Hey, it’s exhausting being a real person living a real life. Really, I get it. It can be a truly welcome diversion after a day of being out in the world Fighting the Good Fight, to drop into the nearest comfy chair and tune into the angst of a bachelorette working her way through a dozen dishy men in order to find Mr. Old Spice on a White Horse, or another Bride driven to crazed meltdown at the bakery because the Fondant on her wedding cake is a hair-shade to dark to properly compliment the cascading butter-creme sweetheart roses.
It’s sort’ve like eating a Twinkie, so dreadful, and yet we nevertheless feel compelled to eat one now and again, (though preferably when no one is looking). And isn’t it strangely true (strange as in, the part of human nature we all recognize but are loathe to admit) that the more heinous the train wreck, the more likely we are to keep our eyeballs chained to the screen?

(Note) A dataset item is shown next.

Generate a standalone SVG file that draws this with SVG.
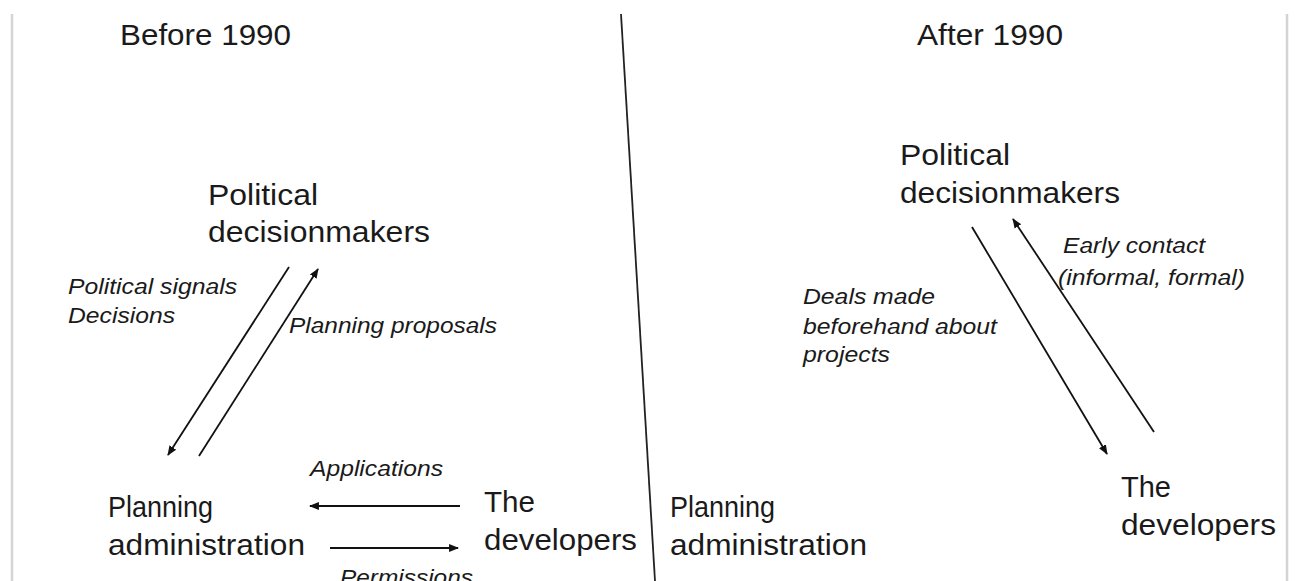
<svg xmlns="http://www.w3.org/2000/svg" width="1295" height="581" viewBox="0 0 1295 581">
<defs>
<marker id="ah" viewBox="0 0 10 10" refX="9" refY="5" markerWidth="5.5" markerHeight="5.5" orient="auto" markerUnits="strokeWidth">
<path d="M0,1 L10,5 L0,9 z" fill="#111"/>
</marker>
</defs>
<style>
.n{font-family:"Liberation Sans",Arial,sans-serif;font-size:30px;fill:#1a1a1a}
.l{font-family:"Liberation Sans",Arial,sans-serif;font-size:22px;font-style:italic;fill:#1a1a1a}
.c{stroke:#111;stroke-width:1.8;fill:none}
.b{stroke:#d4d4d4;stroke-width:2.5;fill:none}
</style>
<rect width="1295" height="581" fill="#fff"/>
<g id="frame">
<line class="b" x1="12" y1="14" x2="12" y2="581"/>
<line class="b" x1="1287" y1="14" x2="1287" y2="581"/>
<line x1="621" y1="14" x2="655" y2="581" stroke="#222" stroke-width="1.8"/>
</g>
<g id="titles">
<text class="n" x="120" y="45" textLength="171" lengthAdjust="spacingAndGlyphs">Before 1990</text>
<text class="n" x="917" y="45" textLength="146" lengthAdjust="spacingAndGlyphs">After 1990</text>
</g>
<g id="pol-before">
<text class="n" x="208" y="205" textLength="110" lengthAdjust="spacingAndGlyphs">Political</text>
<text class="n" x="208" y="242" textLength="222" lengthAdjust="spacingAndGlyphs">decisionmakers</text>
</g>
<g id="plan-before">
<text class="n" x="108" y="517" textLength="105" lengthAdjust="spacingAndGlyphs">Planning</text>
<text class="n" x="108" y="555" textLength="197" lengthAdjust="spacingAndGlyphs">administration</text>
</g>
<g id="dev-before">
<text class="n" x="484" y="512" textLength="51" lengthAdjust="spacingAndGlyphs">The</text>
<text class="n" x="484" y="550" textLength="153" lengthAdjust="spacingAndGlyphs">developers</text>
</g>
<g id="pol-after">
<text class="n" x="900" y="165" textLength="110" lengthAdjust="spacingAndGlyphs">Political</text>
<text class="n" x="900" y="203" textLength="220" lengthAdjust="spacingAndGlyphs">decisionmakers</text>
</g>
<g id="plan-after">
<text class="n" x="670" y="517" textLength="105" lengthAdjust="spacingAndGlyphs">Planning</text>
<text class="n" x="670" y="555" textLength="197" lengthAdjust="spacingAndGlyphs">administration</text>
</g>
<g id="dev-after">
<text class="n" x="1121" y="497" textLength="50" lengthAdjust="spacingAndGlyphs">The</text>
<text class="n" x="1121" y="535" textLength="155" lengthAdjust="spacingAndGlyphs">developers</text>
</g>
<g id="connectors">
<line class="c" x1="289" y1="267" x2="168" y2="455" marker-end="url(#ah)"/>
<line class="c" x1="199" y1="456" x2="318" y2="269" marker-end="url(#ah)"/>
<line class="c" x1="460" y1="506" x2="310" y2="506" marker-end="url(#ah)"/>
<line class="c" x1="330" y1="548" x2="458" y2="548" marker-end="url(#ah)"/>
<line class="c" x1="972" y1="227" x2="1107" y2="454" marker-end="url(#ah)"/>
<line class="c" x1="1154" y1="432" x2="1013" y2="219" marker-end="url(#ah)"/>
</g>
<g id="labels">
<text class="l" x="68" y="294" textLength="169" lengthAdjust="spacingAndGlyphs">Political signals</text>
<text class="l" x="68" y="323" textLength="107" lengthAdjust="spacingAndGlyphs">Decisions</text>
<text class="l" x="289" y="333" textLength="208" lengthAdjust="spacingAndGlyphs">Planning proposals</text>
<text class="l" x="310" y="476" textLength="133" lengthAdjust="spacingAndGlyphs">Applications</text>
<text class="l" x="340" y="585" textLength="133" lengthAdjust="spacingAndGlyphs">Permissions</text>
<text class="l" x="1063" y="253" textLength="142" lengthAdjust="spacingAndGlyphs">Early contact</text>
<text class="l" x="1058" y="285" textLength="187" lengthAdjust="spacingAndGlyphs">(informal, formal)</text>
<text class="l" x="803" y="304" textLength="132" lengthAdjust="spacingAndGlyphs">Deals made</text>
<text class="l" x="803" y="334" textLength="194" lengthAdjust="spacingAndGlyphs">beforehand about</text>
<text class="l" x="803" y="362" textLength="87" lengthAdjust="spacingAndGlyphs">projects</text>
</g>
</svg>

And Then There’s Real Life
But, herein lies the problem, it’s when viewers get confused and start to believe that what they’re seeing out there in Crazy Land, is actually the reality of our day-to-day interactions. Case in point, recently I read a blog post by Patricia Caviglia titled Be A Good Guest, which perfectly nails what I’m getting at, which is that REAL people don’t
sure as hell shouldn’t behave like the reality stars on the telly. In REAL LIFE good manners are still required, disagreements are preferably settled away from public places (although welcome and expected on TV, where table-flipping and unnatural hair extension removal are encouraged and rewarded with frequent replays), good parenting does not involve berating small children into fulfilling all of miserable parent’s lost dreams, sessions with ones therapist are still a private endeavor and not necessary dinner party conversation, and certainly our Multi Million Dollar weddings hold on even after our People Magazine covers have gone out to the recycling bin.
So, what’s the scoop? Are you finding more and more Reality Personalities creeping into your own real space?